--- BEGIN ---

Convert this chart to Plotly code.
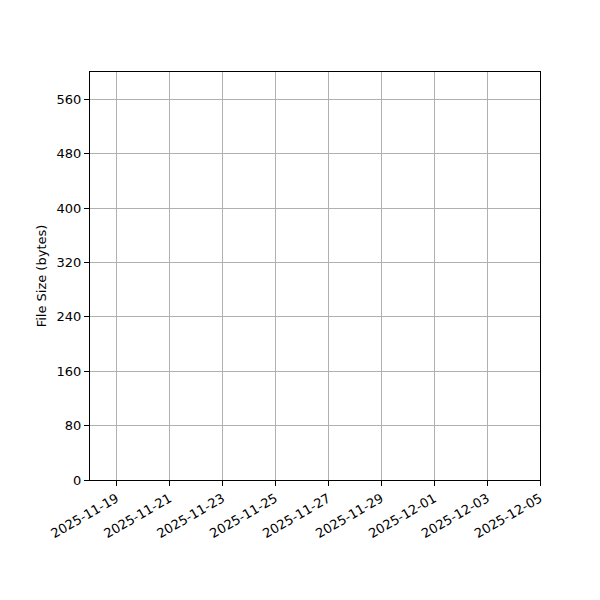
import plotly.graph_objects as go

# file size history - no records in this window
dates = []
sizes = []

x_range = ["2025-11-18", "2025-12-05"]
x_ticks = ["2025-11-19", "2025-11-21", "2025-11-23", "2025-11-25", "2025-11-27",
           "2025-11-29", "2025-12-01", "2025-12-03", "2025-12-05"]
y_range = [0, 600]
y_ticks = [0, 80, 160, 240, 320, 400, 480, 560]

fig = go.Figure()
fig.add_trace(go.Scatter(x=dates, y=sizes, mode="lines", line=dict(color="#1f77b4"), showlegend=False))

axis_style = dict(showline=True, mirror=True, linecolor="black", linewidth=1.1,
                  ticks="outside", ticklen=5, tickwidth=1.1, tickcolor="black",
                  showgrid=True, gridcolor="#b0b0b0", gridwidth=1.1, zeroline=False)

fig.update_xaxes(type="date", range=x_range, tickvals=x_ticks, ticktext=x_ticks,
                 tickangle=-30, **axis_style)
fig.update_yaxes(range=y_range, tickvals=y_ticks,
                 title=dict(text="File Size (bytes)", standoff=6, font=dict(size=13)),
                 **axis_style)

# page body adds 8px, so margins are offset to land the plot box where it should be
fig.update_layout(width=600, height=600, plot_bgcolor="white", paper_bgcolor="white",
                  font=dict(family="DejaVu Sans", size=13, color="black"),
                  margin=dict(l=82, r=68, t=64, b=128))

fig.write_html("out.html")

--- END ---

_The exercise_.
Reproduce all of the material above word for word. Omit the pictures.

_Exercise response_.
Convert this chart to Plotly code.
import plotly.graph_objects as go

# file size history - no records in this window
dates = []
sizes = []

x_range = ["2025-11-18", "2025-12-05"]
x_ticks = ["2025-11-19", "2025-11-21", "2025-11-23", "2025-11-25", "2025-11-27",
           "2025-11-29", "2025-12-01", "2025-12-03", "2025-12-05"]
y_range = [0, 600]
y_ticks = [0, 80, 160, 240, 320, 400, 480, 560]

fig = go.Figure()
fig.add_trace(go.Scatter(x=dates, y=sizes, mode="lines", line=dict(color="#1f77b4"), showlegend=False))

axis_style = dict(showline=True, mirror=True, linecolor="black", linewidth=1.1,
                  ticks="outside", ticklen=5, tickwidth=1.1, tickcolor="black",
                  showgrid=True, gridcolor="#b0b0b0", gridwidth=1.1, zeroline=False)

fig.update_xaxes(type="date", range=x_range, tickvals=x_ticks, ticktext=x_ticks,
                 tickangle=-30, **axis_style)
fig.update_yaxes(range=y_range, tickvals=y_ticks,
                 title=dict(text="File Size (bytes)", standoff=6, font=dict(size=13)),
                 **axis_style)

# page body adds 8px, so margins are offset to land the plot box where it should be
fig.update_layout(width=600, height=600, plot_bgcolor="white", paper_bgcolor="white",
                  font=dict(family="DejaVu Sans", size=13, color="black"),
                  margin=dict(l=82, r=68, t=64, b=128))

fig.write_html("out.html")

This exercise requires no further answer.